Wnt/β-Catenin coordinates muscle spindle development by regulating capsule differentiation, intrafusal fiber nuclei aggregation and proprioceptive nerve endings

Proprioception is essential for regulating posture, coordinating movements, and maintaining musculoskeletal integrity. The muscle spindle, a mechanosensory organ composed of several types of tissues, detects stretch, forming proprioceptive awareness. Despite its significance, the molecular mechanisms underlying the coordinated development of the different tissues composing the spindle remain unclear. Here we show that Wnt ligands and their Fzd receptors are expressed in the developing spindle. Similarly, β-catenin is active in both the spindle capsule and intrafusal fibers throughout their development. Embryonic deletion of β-catenin from these tissues impaired capsule cell differentiation, intrafusal fiber nuclei organization, and proprioceptive nerve ending morphology. Postnatal deletion of β-catenin solely in intrafusal fibers results in abnormal proprioceptive nerve endings, suggesting both cell-autonomous and cell-non-autonomous roles of β-catenin in muscle spindle development. Our subsequent RNA transcriptome analysis of the β-catenin mutant spindle not only provides a molecular mechanism underlying the role of β-catenin in spindle development, but also expands the repertoire of molecules involved in spindle biology.

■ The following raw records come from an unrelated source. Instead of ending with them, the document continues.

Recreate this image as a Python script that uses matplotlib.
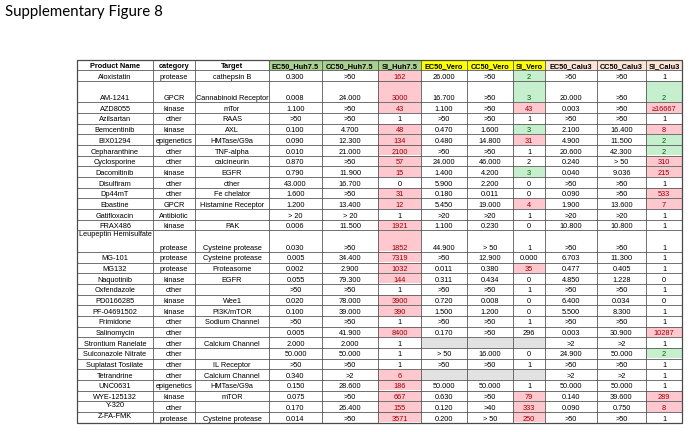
import matplotlib.pyplot as plt
from matplotlib.patches import Rectangle

# ---- table content ----
headers = ["Product Name", "category", "Target",
           "EC50_Huh7.5", "CC50_Huh7.5", "SI_Huh7.5",
           "EC50_Vero", "CC50_Vero", "SI_Vero",
           "EC50_Calu3", "CC50_Calu3", "SI_Calu3"]

names = ["Aloxistatin", "AM-1241", "AZD8055", "Azilsartan", "Bemcentinib", "BIX01294",
         "Cepharanthine", "Cyclosporine", "Dacomitinib", "Disulfiram", "Dp44mT", "Ebastine",
         "Gatifloxacin", "FRAX486", "Leupeptin Hemisulfate", "MG-101", "MG132", "Naquotinib",
         "Oxfendazole", "PD0166285", "PF-04691502", "Primidone", "Salinomycin",
         "Strontium Ranelate", "Sulconazole Nitrate", "Suplatast Tosilate", "Tetrandrine",
         "UNC0631", "WYE-125132", "Y-320", "Z-FA-FMK"]

categories = ["protease", "GPCR", "kinase", "other", "kinase", "epigenetics", "other", "other",
              "kinase", "other", "other", "GPCR", "Antibiotic", "kinase", "protease", "protease",
              "protease", "kinase", "other", "kinase", "kinase", "other", "other", "other",
              "other", "other", "other", "epigenetics", "kinase", "other", "protease"]

targets = ["cathepsin B", "Cannabinoid Receptor", "mTor", "RAAS", "AXL", "HMTase/G9a",
           "TNF-alpha", "calcineurin", "EGFR", "other", "Fe chelator", "Histamine Receptor",
           "", "PAK", "Cysteine protease", "Cysteine protease", "Proteasome", "EGFR", "",
           "Wee1", "PI3K/mTOR", "Sodium Channel", "", "Calcium Channel", "", "IL Receptor",
           "Calcium Channel", "HMTase/G9a", "mTOR", "", "Cysteine protease"]

ec50_huh = ["0.300", "0.008", "1.100", ">50", "0.100", "0.090", "0.010", "0.870", "0.790",
            "43.000", "1.600", "1.200", "> 20", "0.006", "0.030", "0.005", "0.002", "0.055",
            ">50", "0.020", "0.100", ">50", "0.005", "2.000", "50.000", ">50", "0.340",
            "0.150", "0.075", "0.170", "0.014"]
cc50_huh = [">50", "24.000", ">50", ">50", "4.700", "12.300", "21.000", ">50", "11.900",
            "16.700", ">50", "13.400", "> 20", "11.500", ">50", "34.400", "2.900", "79.300",
            ">50", "78.000", "39.000", ">50", "41.900", "2.000", "50.000", ">50", ">2",
            "28.600", ">50", "26.400", ">50"]
si_huh = ["162", "3000", "43", "1", "48", "134", "2100", "57", "15", "0", "31", "12", "1",
          "1921", "1852", "7319", "1032", "144", "1", "3900", "390", "1", "8400", "1", "1",
          "1", "6", "186", "667", "155", "3571"]

ec50_vero = ["26.000", "16.700", "1.100", ">50", "0.470", "0.480", ">50", "24.000", "1.400",
             "5.900", "0.180", "5.450", ">20", "1.100", "44.900", ">50", "0.011", "0.311",
             ">50", "0.720", "1.500", ">50", "0.170", "", "> 50", ">50", "", "50.000",
             "0.630", "0.120", "0.200"]
cc50_vero = [">50", ">50", ">50", ">50", "1.600", "14.800", ">50", "46.000", "4.200",
             "2.200", "0.011", "19.000", ">20", "0.230", "> 50", "12.900", "0.380", "0.434",
             ">50", "0.008", "1.200", ">50", ">50", "", "16.000", ">50", "", "50.000",
             ">50", ">40", "> 50"]
si_vero = ["2", "3", "43", "1", "3", "31", "1", "2", "3", "0", "0", "4", "1", "0", "1",
           "0.000", "35", "0", "1", "0", "0", "1", "296", "", "0", "1", "", "1", "79",
           "333", "250"]

ec50_calu = [">50", "20.000", "0.003", ">50", "2.100", "4.900", "20.600", "0.240", "0.040",
             ">50", "0.090", "1.900", ">20", "10.800", ">50", "6.703", "0.477", "4.850",
             ">50", "6.400", "5.500", ">50", "0.003", ">2", "24.900", ">50", ">2", "50.000",
             "0.140", "0.090", ">50"]
cc50_calu = [">50", ">50", ">50", ">50", "16.400", "11.500", "42.300", "> 50", "9.036",
             ">50", ">50", "13.600", ">20", "10.800", ">50", "11.300", "0.405", "1.228",
             ">50", "0.034", "8.300", ">50", "30.900", ">2", "50.000", ">50", ">2",
             "50.000", "39.600", "0.750", ">50"]
si_calu = ["1", "2", "\u226516667", "1", "8", "2", "2", "310", "215", "1", "533", "7", "1",
           "1", "1", "1", "1", "0", "1", "0", "1", "1", "10287", "1", "2", "1", "1", "1",
           "289", "8", "1"]

# highlight of SI cells: r = red, g = green, x = no data (grey), - = none
si_huh_mark = list("rrr-rrrrr-rr-rrrrr-rr-r---rrrrr")
si_vero_mark = list("ggr-gr--g--r----r------x--x-rrr")
si_calu_mark = list("-gr-rggrr-rr----------r-g---rr-")

columns = [names, categories, targets, ec50_huh, cc50_huh, si_huh,
           ec50_vero, cc50_vero, si_vero, ec50_calu, cc50_calu, si_calu]
marks = {5: si_huh_mark, 8: si_vero_mark, 11: si_calu_mark}

# ---- layout (pixels) ----
col_edges = [77, 153, 195, 269, 322, 378, 421, 467, 513, 545, 597, 646, 682]
top = 59.6
unit = 10.68
tall_rows = {"AM-1241": 2, "Leupeptin Hemisulfate": 2}
name_on_top = {"Leupeptin Hemisulfate", "Y-320", "Z-FA-FMK"}
vero_cols = (6, 7, 8)

head_fill = ["white"] * 3 + ["#a9d08e"] * 3 + ["#ffff00"] * 3 + ["#fce4d6"] * 3
red_fill, red_text = "#ffc7ce", "#9c0006"
green_fill, green_text = "#c6efce", "#006100"
grey_fill = "#e2e2e2"
line_col = "#4a4a4a"
fs = 5.3

plt.rcParams['font.family'] = ['Liberation Sans', 'DejaVu Sans']

fig = plt.figure(figsize=(6.9, 4.32), dpi=100)
ax = fig.add_axes([0, 0, 1, 1])
ax.set_xlim(0, 690)
ax.set_ylim(432, 0)
ax.axis('off')

ax.text(5, 12, "Supplementary Figure 8", fontsize=10.8, family=['Lato', 'DejaVu Sans'],
        va='center', ha='left', color='black')

# header
y0, y1 = top, top + unit
for j, h in enumerate(headers):
    x0, x1 = col_edges[j], col_edges[j + 1]
    ax.add_patch(Rectangle((x0, y0), x1 - x0, y1 - y0, facecolor=head_fill[j],
                           edgecolor='none', zorder=1))
    ax.text((x0 + x1) / 2, y1 - 2.2, h, fontsize=fs, fontweight='bold',
            ha='center', va='baseline', zorder=3)

row_lines = [y0, y1]
y = y1
for i, nm in enumerate(names):
    h = unit * tall_rows.get(nm, 1)
    ya, yb = y, y + h
    for j, col in enumerate(columns):
        x0, x1 = col_edges[j], col_edges[j + 1]
        txt = col[i]
        tcol = 'black'
        fill = None
        if j in marks:
            m = marks[j][i]
            if m == 'r':
                fill, tcol = red_fill, red_text
            elif m == 'g':
                fill, tcol = green_fill, green_text
        if j in vero_cols and marks[8][i] == 'x':
            fill = grey_fill
        if fill:
            ax.add_patch(Rectangle((x0 + 0.4, ya + 0.4), x1 - x0 - 0.8, h - 0.8,
                                   facecolor=fill, edgecolor='none', zorder=1))
        if not txt:
            continue
        if j == 0 and nm in name_on_top:
            ax.text((x0 + x1) / 2, ya + 1.0, txt, fontsize=fs, color=tcol,
                    ha='center', va='top', zorder=3)
        else:
            ax.text((x0 + x1) / 2, yb - 2.2, txt, fontsize=fs, color=tcol,
                    ha='center', va='baseline', zorder=3)
    y = yb
    row_lines.append(y)

bottom = y
for yl in row_lines:
    ax.plot([col_edges[0], col_edges[-1]], [yl, yl], color=line_col, lw=0.55, zorder=2)
for xl in col_edges:
    ax.plot([xl, xl], [top, bottom], color=line_col, lw=0.55, zorder=2)
ax.add_patch(Rectangle((col_edges[0], top), col_edges[-1] - col_edges[0], bottom - top,
                       facecolor='none', edgecolor=line_col, lw=0.9, zorder=2))

fig.savefig("out.png", dpi=100)
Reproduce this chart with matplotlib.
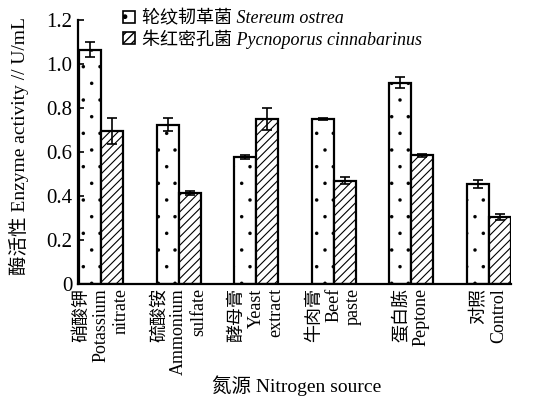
import numpy as np
import matplotlib
matplotlib.use('Agg')
import matplotlib.pyplot as plt

plt.rcParams['font.family'] = ['Liberation Serif', 'Noto Sans CJK SC']

sources = ['硝酸钾\nPotassium\nnitrate', '硫酸铵\nAmmonium\nsulfate', '酵母膏\nYeast\nextract',
           '牛肉膏\nBeef\npaste', '蛋白胨\nPeptone', '对照\nControl']
stereum = [1.065, 0.725, 0.578, 0.750, 0.915, 0.455]
stereum_err = [0.035, 0.030, 0.010, 0.004, 0.025, 0.020]
pycno = [0.695, 0.415, 0.750, 0.470, 0.585, 0.305]
pycno_err = [0.060, 0.010, 0.050, 0.015, 0.008, 0.012]

x = np.arange(len(sources))
w = 0.285

fig = plt.figure(figsize=(5.45, 3.97), dpi=100)
ax = fig.add_axes([0.143, 0.2846, 0.795, 0.665])

b1 = ax.bar(x - w/2, stereum, w, yerr=stereum_err, color='white', edgecolor='black', linewidth=1.6,
            hatch='.', capsize=3.5, error_kw=dict(elinewidth=1.2, capthick=1.2),
            label='轮纹韧革菌 Stereum ostrea')
b2 = ax.bar(x + w/2, pycno, w, yerr=pycno_err, color='white', edgecolor='black', linewidth=1.6,
            hatch='////', capsize=3.5, error_kw=dict(elinewidth=1.2, capthick=1.2),
            label='朱红密孔菌 Pycnoporus cinnabarinus')
for p in b1:
    p.set_hatch_linewidth(0.1)
for p in b2:
    p.set_hatch_linewidth(0.8)

ax.set_xlim(-0.3, 5.29)
ax.set_ylim(0, 1.2)
ax.set_yticks([0, 0.2, 0.4, 0.6, 0.8, 1.0, 1.2])
ax.set_yticklabels(['0', '0.2', '0.4', '0.6', '0.8', '1.0', '1.2'])
ax.tick_params(axis='y', direction='in', length=4, width=1.2, labelsize=15, pad=4)
ax.set_xticks(x)
ax.set_xticklabels(sources, rotation=90, ha='center', va='top', multialignment='right', fontsize=13)
ax.tick_params(axis='x', length=0, pad=3)

for s in ['top', 'right']:
    ax.spines[s].set_visible(False)
for s in ['left', 'bottom']:
    ax.spines[s].set_linewidth(1.6)

fig.text(19/545, 0.632, '酶活性 Enzyme activity // U/mL', rotation=90, fontsize=14,
         ha='center', va='center')
fig.text(297/545, 1 - 386/397, '氮源 Nitrogen source', fontsize=14, ha='center', va='center')

leg = ax.legend(loc='upper left', bbox_to_anchor=(0.088, 1.065), frameon=False,
                prop={'size': 13, 'style': 'italic'},
                handlelength=0.65, handleheight=0.65, handletextpad=0.4, labelspacing=0.1,
                borderaxespad=0)
for p in leg.get_patches():
    p.set_linewidth(1.2)

fig.savefig('out.png', dpi=100)
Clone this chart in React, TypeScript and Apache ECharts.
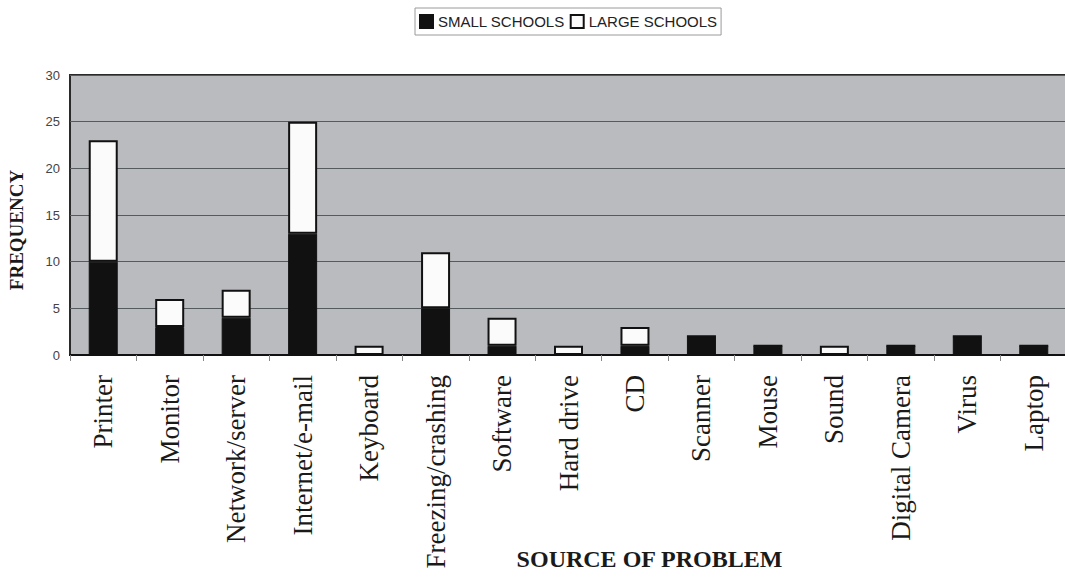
import React, { useEffect, useRef } from "react";
import * as echarts from "echarts";

const categories = [
  "Printer",
  "Monitor",
  "Network/server",
  "Internet/e-mail",
  "Keyboard",
  "Freezing/crashing",
  "Software",
  "Hard drive",
  "CD",
  "Scanner",
  "Mouse",
  "Sound",
  "Digital Camera",
  "Virus",
  "Laptop",
];

const smallSchools = [10, 3, 4, 13, 0, 5, 1, 0, 1, 2, 1, 0, 1, 2, 1];
const largeSchools = [13, 3, 3, 12, 1, 6, 3, 1, 2, 0, 0, 1, 0, 0, 0];

const yTicks = { min: 0, max: 30, interval: 5 };

const serif = "Liberation Serif, Times New Roman, serif";
const sans = "Liberation Sans, Arial, sans-serif";

export default function App() {
  const ref = useRef<HTMLDivElement>(null);

  useEffect(() => {
    document.body.style.margin = "0";
    if (!ref.current) return;
    const chart = echarts.init(ref.current, undefined, { renderer: "svg" });
    chart.setOption({
      animation: false,
      backgroundColor: "#ffffff",
      legend: {
        top: 8,
        left: 415,
        icon: "rect",
        itemWidth: 13,
        itemHeight: 13,
        itemGap: 5,
        padding: [6, 4, 6, 4],
        backgroundColor: "#ffffff",
        borderColor: "#9a9a9a",
        borderWidth: 1,
        textStyle: { fontFamily: sans, fontSize: 15, color: "#222" },
        data: ["SMALL SCHOOLS", "LARGE SCHOOLS"],
      },
      grid: {
        left: 70,
        top: 75,
        right: -2,
        bottom: 224,
        containLabel: false,
        outerBoundsMode: "none",
        show: true,
        backgroundColor: "#b9bbbe",
        borderColor: "#2a2a2a",
        borderWidth: 2,
      },
      xAxis: {
        type: "category",
        data: categories,
        name: "SOURCE OF PROBLEM",
        nameLocation: "middle",
        nameGap: 192,
        nameMoveOverlap: false,
        nameTextStyle: {
          fontFamily: serif,
          fontWeight: "bold",
          fontSize: 24,
          color: "#1a1a1a",
          padding: [0, 0, 0, 162],
        },
        axisLine: { show: true, lineStyle: { color: "#111", width: 2 } },
        axisTick: { show: true, interval: 0, length: 6, lineStyle: { color: "#888" } },
        axisLabel: {
          interval: 0,
          rotate: 90,
          margin: 20,
          fontFamily: serif,
          fontSize: 27,
          color: "#1a1a1a",
        },
      },
      yAxis: {
        type: "value",
        min: yTicks.min,
        max: yTicks.max,
        interval: yTicks.interval,
        name: "FREQUENCY",
        nameLocation: "middle",
        nameGap: 44,
        nameMoveOverlap: false,
        nameTextStyle: {
          fontFamily: serif,
          fontWeight: "bold",
          fontSize: 19,
          color: "#1a1a1a",
          padding: [0, 30, 0, 0],
        },
        axisLine: { show: false },
        axisTick: { show: false },
        axisLabel: {
          margin: 10,
          fontFamily: sans,
          fontSize: 13,
          color: "#444",
        },
        splitLine: { show: true, lineStyle: { color: "#555a5e", width: 1 } },
      },
      series: [
        {
          name: "SMALL SCHOOLS",
          type: "bar",
          stack: "total",
          barWidth: 29,
          data: smallSchools,
          itemStyle: { color: "#111111", borderColor: "#111111", borderWidth: 1 },
        },
        {
          name: "LARGE SCHOOLS",
          type: "bar",
          stack: "total",
          barWidth: 29,
          data: largeSchools,
          itemStyle: { color: "#fbfbfb", borderColor: "#111111", borderWidth: 2 },
        },
      ],
    });
    return () => chart.dispose();
  }, []);

  return <div ref={ref} style={{ width: 1065, height: 579 }} />;
}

By exposing a vast repertoire of new molecules involving all spindle tissues, our transcriptome could serve as a resource and benchmark for future discoveries in spindle biology. Collectively, our findings position the Wnt/β-catenin pathway as a central regulator with cell-autonomous and cell-non-autonomous roles, coordinating the diverse tissues of the spindle into a functional organ. Our transcriptome data further provide insight into spindle biology through a set of newly discovered molecules.